Extracted material →
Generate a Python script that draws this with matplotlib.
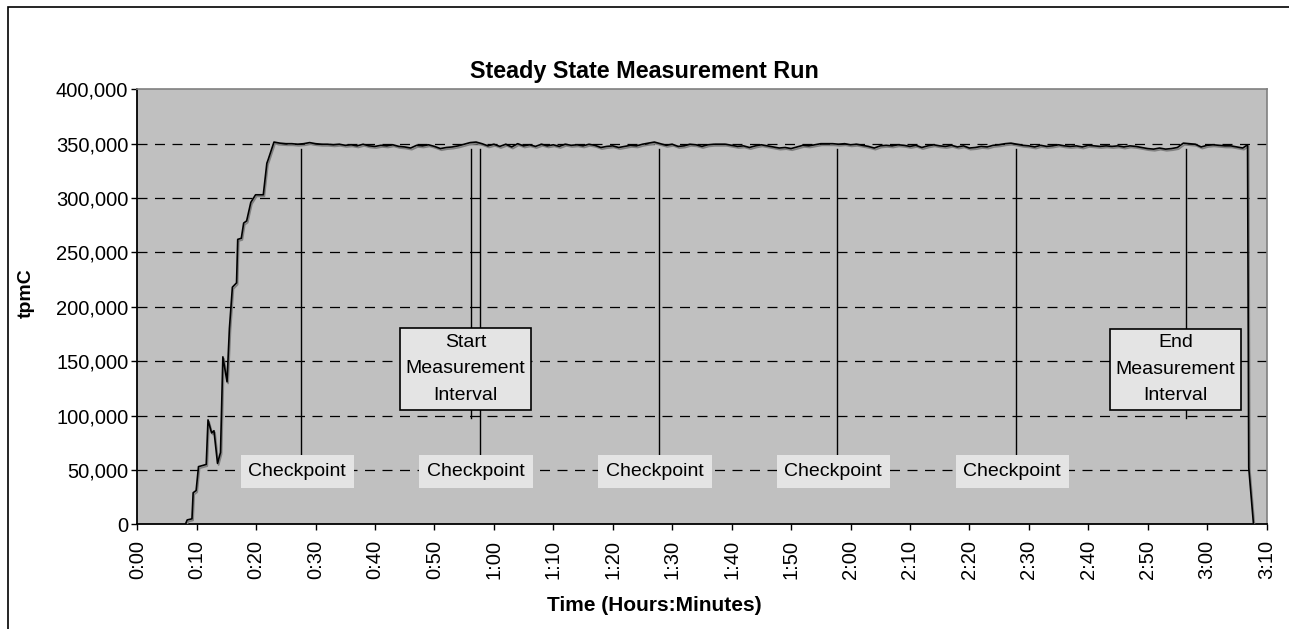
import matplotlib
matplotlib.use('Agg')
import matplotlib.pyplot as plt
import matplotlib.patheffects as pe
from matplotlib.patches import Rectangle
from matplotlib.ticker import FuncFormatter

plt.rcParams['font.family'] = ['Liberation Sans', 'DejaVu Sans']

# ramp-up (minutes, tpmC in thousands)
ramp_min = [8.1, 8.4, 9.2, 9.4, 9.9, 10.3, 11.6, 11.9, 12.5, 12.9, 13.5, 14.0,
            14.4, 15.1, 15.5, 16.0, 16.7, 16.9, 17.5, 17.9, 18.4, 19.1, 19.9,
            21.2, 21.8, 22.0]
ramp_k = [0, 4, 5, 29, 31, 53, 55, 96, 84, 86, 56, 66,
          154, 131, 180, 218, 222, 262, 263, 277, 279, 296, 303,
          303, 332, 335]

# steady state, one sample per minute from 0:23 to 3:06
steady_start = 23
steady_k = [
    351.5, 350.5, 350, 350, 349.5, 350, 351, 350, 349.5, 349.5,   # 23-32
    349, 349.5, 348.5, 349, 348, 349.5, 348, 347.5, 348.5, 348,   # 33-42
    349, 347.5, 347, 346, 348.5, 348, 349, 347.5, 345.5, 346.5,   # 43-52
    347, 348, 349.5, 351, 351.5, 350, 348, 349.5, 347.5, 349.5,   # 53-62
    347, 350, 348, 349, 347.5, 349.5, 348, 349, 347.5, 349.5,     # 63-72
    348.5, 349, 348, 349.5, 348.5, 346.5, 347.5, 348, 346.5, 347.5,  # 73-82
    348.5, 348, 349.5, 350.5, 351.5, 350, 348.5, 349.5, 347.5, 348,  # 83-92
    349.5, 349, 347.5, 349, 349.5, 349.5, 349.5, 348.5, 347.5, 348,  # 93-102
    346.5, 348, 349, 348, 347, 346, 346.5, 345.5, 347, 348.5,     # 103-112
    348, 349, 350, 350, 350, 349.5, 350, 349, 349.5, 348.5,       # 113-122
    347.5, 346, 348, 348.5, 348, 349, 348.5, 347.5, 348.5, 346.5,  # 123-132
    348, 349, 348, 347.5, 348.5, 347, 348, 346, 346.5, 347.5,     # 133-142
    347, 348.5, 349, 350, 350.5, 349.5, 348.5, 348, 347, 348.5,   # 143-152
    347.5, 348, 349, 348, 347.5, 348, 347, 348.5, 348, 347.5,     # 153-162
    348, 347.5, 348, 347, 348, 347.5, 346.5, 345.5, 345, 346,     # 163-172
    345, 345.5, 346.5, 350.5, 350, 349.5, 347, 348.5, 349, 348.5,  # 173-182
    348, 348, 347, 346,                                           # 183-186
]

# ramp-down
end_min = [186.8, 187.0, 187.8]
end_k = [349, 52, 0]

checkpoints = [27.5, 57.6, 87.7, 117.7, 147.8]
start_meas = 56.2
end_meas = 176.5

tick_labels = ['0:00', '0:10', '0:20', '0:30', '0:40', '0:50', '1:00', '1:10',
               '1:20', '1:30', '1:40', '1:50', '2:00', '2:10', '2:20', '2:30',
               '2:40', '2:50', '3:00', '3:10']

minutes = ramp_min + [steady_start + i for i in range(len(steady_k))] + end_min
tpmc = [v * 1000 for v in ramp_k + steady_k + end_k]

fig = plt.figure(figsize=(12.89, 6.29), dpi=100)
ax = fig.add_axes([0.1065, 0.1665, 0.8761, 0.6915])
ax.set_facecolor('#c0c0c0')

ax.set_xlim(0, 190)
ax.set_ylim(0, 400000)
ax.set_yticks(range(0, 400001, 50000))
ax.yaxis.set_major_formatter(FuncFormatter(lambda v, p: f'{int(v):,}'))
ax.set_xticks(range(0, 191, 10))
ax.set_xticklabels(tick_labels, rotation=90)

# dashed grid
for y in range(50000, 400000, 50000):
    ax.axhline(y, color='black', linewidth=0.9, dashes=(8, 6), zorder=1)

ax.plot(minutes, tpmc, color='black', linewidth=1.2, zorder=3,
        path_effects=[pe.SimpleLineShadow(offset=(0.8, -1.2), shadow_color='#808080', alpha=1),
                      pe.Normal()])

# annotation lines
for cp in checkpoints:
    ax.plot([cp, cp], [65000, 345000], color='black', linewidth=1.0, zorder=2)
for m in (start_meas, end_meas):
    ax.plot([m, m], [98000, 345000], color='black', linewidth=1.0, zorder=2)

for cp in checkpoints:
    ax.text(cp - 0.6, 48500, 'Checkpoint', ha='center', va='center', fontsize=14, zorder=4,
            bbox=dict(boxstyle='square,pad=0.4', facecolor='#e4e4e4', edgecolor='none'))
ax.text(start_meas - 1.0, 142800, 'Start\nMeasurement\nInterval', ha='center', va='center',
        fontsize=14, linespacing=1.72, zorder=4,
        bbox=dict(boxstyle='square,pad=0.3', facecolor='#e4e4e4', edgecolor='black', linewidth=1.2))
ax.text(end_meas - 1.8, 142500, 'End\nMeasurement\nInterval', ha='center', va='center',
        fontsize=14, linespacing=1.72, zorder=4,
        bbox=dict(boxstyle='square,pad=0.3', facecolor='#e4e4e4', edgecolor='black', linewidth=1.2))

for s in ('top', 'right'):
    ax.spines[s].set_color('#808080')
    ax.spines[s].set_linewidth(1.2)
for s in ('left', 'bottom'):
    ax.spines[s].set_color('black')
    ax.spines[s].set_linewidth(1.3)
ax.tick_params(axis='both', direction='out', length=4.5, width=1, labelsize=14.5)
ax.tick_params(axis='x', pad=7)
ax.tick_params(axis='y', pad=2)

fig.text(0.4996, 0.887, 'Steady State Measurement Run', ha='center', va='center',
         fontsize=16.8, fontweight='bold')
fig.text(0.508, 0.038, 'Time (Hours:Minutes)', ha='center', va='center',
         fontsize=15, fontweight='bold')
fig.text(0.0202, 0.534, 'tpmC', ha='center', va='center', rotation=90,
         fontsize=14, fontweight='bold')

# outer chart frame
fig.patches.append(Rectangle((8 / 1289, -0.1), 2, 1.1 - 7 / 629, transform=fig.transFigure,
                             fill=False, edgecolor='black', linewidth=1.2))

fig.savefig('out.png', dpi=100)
--
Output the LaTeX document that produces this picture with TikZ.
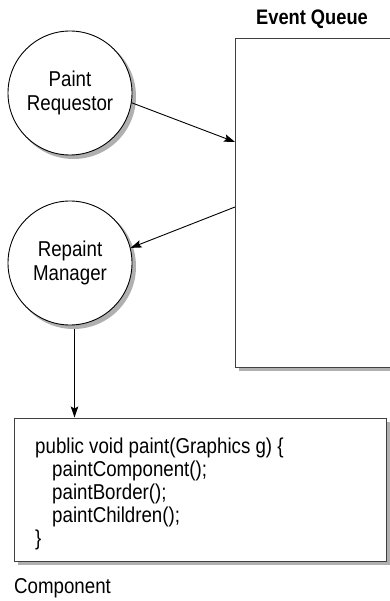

To be done → In the entries above, find the line that contains "Generate a Python" and the line that contains "303, 332, 335]". Reproduce exactly those two lines and every line between them, but not the pictures.

Full answer →
Generate a Python script that draws this with matplotlib.
import matplotlib
matplotlib.use('Agg')
import matplotlib.pyplot as plt
import matplotlib.patheffects as pe
from matplotlib.patches import Rectangle
from matplotlib.ticker import FuncFormatter

plt.rcParams['font.family'] = ['Liberation Sans', 'DejaVu Sans']

# ramp-up (minutes, tpmC in thousands)
ramp_min = [8.1, 8.4, 9.2, 9.4, 9.9, 10.3, 11.6, 11.9, 12.5, 12.9, 13.5, 14.0,
            14.4, 15.1, 15.5, 16.0, 16.7, 16.9, 17.5, 17.9, 18.4, 19.1, 19.9,
            21.2, 21.8, 22.0]
ramp_k = [0, 4, 5, 29, 31, 53, 55, 96, 84, 86, 56, 66,
          154, 131, 180, 218, 222, 262, 263, 277, 279, 296, 303,
          303, 332, 335]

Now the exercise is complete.